Die Österr. Strafprozeßordnung läßt gegen Entscheidungen der Bezirksrichter, sofern dieselben nicht der Berufung unterliegen, an den Gerichtshof erster Instanz binnen drei Tagen (§. 481), gegen Verfügungen oder Verzögerungen des Untersuchungsrichters an die Ratskammer und gegen deren Entscheidung ausnahmsweise, insbesondere über Verhaftung, Beschwerde mit dreitägiger Frist an den Gerichtshof zweiter Instanz zu (§§. 113, 114) und ordnet im übrigen die Beschwerde bei den einzelnen Fällen.
6) Wegen Justizverzögerung oder Justizverweigerung findet die Beschwerde sowohl in Civilprozeß- wie in Strafsachen an die vorgesetzte Behörde statt. Das Deutsche Reichsgericht ist nicht vorgesetzte Behörde der Landesgerichte; nur bei Ablehnung der Rechtshilfe geht eine A. an das Reichsgericht nach §. 160 des Gerichtsverfassungsgesetzes. Dagegen ist nach Art. 77 der Reichsverfassung eine Beschwerde wegen Justizverweigerung an den Bundesrat zulässig.
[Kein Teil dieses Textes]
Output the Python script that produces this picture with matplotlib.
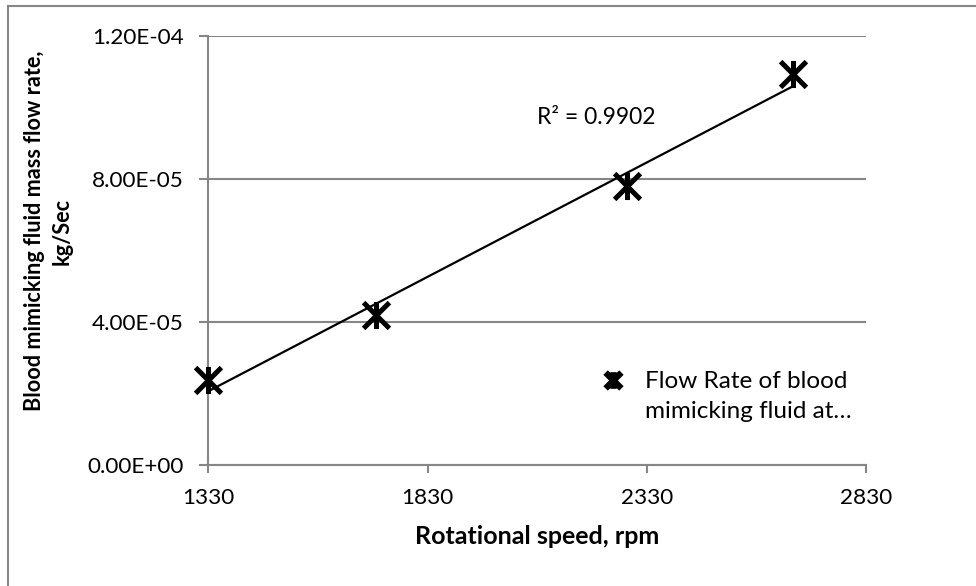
import numpy as np
import matplotlib
matplotlib.use("Agg")
import matplotlib.pyplot as plt
from matplotlib.path import Path
from matplotlib.lines import Line2D

plt.rcParams['font.family'] = ['Lato', 'DejaVu Sans']

# Data
rpm = [1330, 1712, 2284, 2664]
flow = [2.38e-5, 4.20e-5, 7.81e-5, 1.093e-4]
x_ticks = [1330, 1830, 2330, 2830]
y_ticks = [0.0, 4e-5, 8e-5, 1.2e-4]
y_tick_labels = ["0.00E+00", "4.00E-05", "8.00E-05", "1.20E-04"]
r2_label = "R² = 0.9902"
series_label_lines = ["Flow Rate of blood", "mimicking fluid at…"]
x_label = "Rotational speed, rpm"
y_label = "Blood mimicking fluid mass flow rate,\nkg/Sec"

star = Path([(-1, -1), (1, 1), (-1, 1), (1, -1), (0, -1.05), (0, 1.05)],
            [Path.MOVETO, Path.LINETO, Path.MOVETO, Path.LINETO, Path.MOVETO, Path.LINETO])

fig = plt.figure(figsize=(9.76, 5.86), dpi=100)
ax = fig.add_axes([208.3/976, 1-465/586, (866-208.3)/976, (465-35.7)/586])

grey = '#868686'
ax.set_xlim(x_ticks[0], x_ticks[-1])
ax.set_ylim(y_ticks[0], y_ticks[-1])
ax.set_xticks(x_ticks)
ax.set_xticklabels([str(t) for t in x_ticks])
ax.set_yticks(y_ticks)
ax.set_yticklabels(y_tick_labels)
ax.yaxis.grid(True, color=grey, lw=1.5)
ax.set_axisbelow(True)
for s in ['top', 'right']:
    ax.spines[s].set_visible(False)
for s in ['left', 'bottom']:
    ax.spines[s].set_color(grey)
    ax.spines[s].set_linewidth(1.5)
ax.tick_params(axis='both', direction='out', width=1.5, color=grey,
               labelsize=16.2, labelcolor='black')
ax.tick_params(axis='x', length=6, pad=10.5)
ax.tick_params(axis='y', length=6.5, pad=11)

# trendline
coef = np.polyfit(rpm, flow, 1)
xs = np.array([min(rpm), max(rpm)])
ax.plot(xs, np.polyval(coef, xs), color='black', lw=1.6, zorder=3)

ax.plot(rpm, flow, linestyle='none', marker=star, markersize=19.5,
        markeredgewidth=3.6, color='black', zorder=4, clip_on=False)

ax.text(2079, 9.70e-5, r2_label, fontsize=16.5, ha='left', va='center')

ax.set_xlabel(x_label, fontsize=18, fontweight='bold', labelpad=12)
ax.set_ylabel(y_label, fontsize=15.6, fontweight='bold', linespacing=1.4)
ax.yaxis.set_label_coords(-0.206, 0.545)

handle = Line2D([], [], linestyle='none', marker=star, markersize=12,
                markeredgewidth=4.5, color='black')
blank = Line2D([], [], linestyle='none')
leg = ax.legend([handle, blank], series_label_lines, loc='upper left',
                bbox_to_anchor=(601/976, 1-371/586), bbox_transform=fig.transFigure,
                frameon=False, fontsize=17.5, handlelength=1.0, handletextpad=0.8,
                labelspacing=0.36, borderpad=0, borderaxespad=0)

# chart-area border (top and left visible)
fig.add_artist(Line2D([8/976, 1], [1-5.5/586, 1-5.5/586], transform=fig.transFigure,
                      color=grey, lw=1.5))
fig.add_artist(Line2D([8/976, 8/976], [0, 1-5.5/586], transform=fig.transFigure,
                      color=grey, lw=1.5))

fig.savefig("out.png", dpi=100)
7) Beim Militär sind die Vorschriften über Beschwerde erst in der neuesten Zeit einer Linderung unterzogen worden, indem eine Kabinettsorder vom bestimmt, daß der zweite Satz des Kriegsartikels 22 für die Folge festzusetzen habe, daß der Soldat niemals während oder unmittelbar nach Beendigung des Dienstes, sondern erst am folgenden Tage seine Beschwerde anbringen darf. Im weitern Verfolg dieser grundlegenden Änderung sind dann auch die Bestimmungen über die Beschwerdeführung der Personen des Soldatenstandes vom Feldwebel abwärts in diesem Sinn abgeändert worden. Nicht berührt sind bei dieser Neuerung die alten Vorschriften, nach denen die Beschwerde von Soldaten in einem besondern Dienstwege zur Kenntnis der Vorgesetzten desjenigen, über welchen Beschwerde geführt wird, zu gelangen haben.